Both she and Voltaire wrote essays on the nature of fire, submitted to the Academie des sciences; hers was considered to be better written, thought out, and organized. Along the way, she discovered the works of Isaac Newton and made it her life’s work to translate his Principia Mathematica, which many scientists of the day found difficult to understand because of the complexity and novelty of many of its concepts in physics and mathematics. To date, Emilie’s edited and annotated translation remains the only full translation of this work into French.
Such was her towering intellect that she won the respect of her peers in the Republic of Letters – a world shut to women, except to those as brave and talented as she, who broke down the doors with the brilliance of her work.

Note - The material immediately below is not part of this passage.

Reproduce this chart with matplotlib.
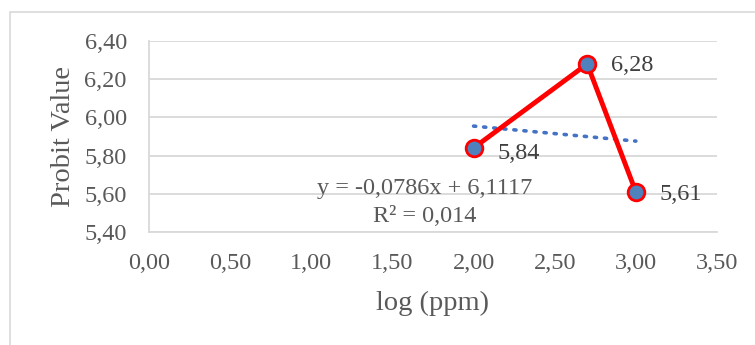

Modern assessments of her work note that “although the classical mechanics of du Châtelet are not to be compared with Einstein’s concept of mass and velocity in his famous equation for the energy equivalent of matter E = mc² (where c represents the velocity of light), modern biographers and historians persist in seeing a neat accord with the principle E ? mv² first recognised by du Chatelet from over 150 years before…a correct assessment (up to a factor of 1/2) f the kinetic energy in classical mechanics.” (Wikipedia)
When Emilie’s relationship with the unpredictable and volatile Voltaire ended, she took a younger lover, poet and writer Jean Francois Saint-Lambert. She died in 1749, aged 42, of an embolism a few days after giving birth to their daughter, who lived for only a year and a half before being interred in the same tomb as her mother.
Emilie was a true Gogirl, unafraid to live her life the way she wanted. Though largely indulged by friends and family because of her genius, her privileges and rank did not cushion her from disappointments or heartaches. She made many mistakes, yet picked herself up after each one and started over, never losing sight of her goals – to increase her knowledge and the world’s through her studies and her works.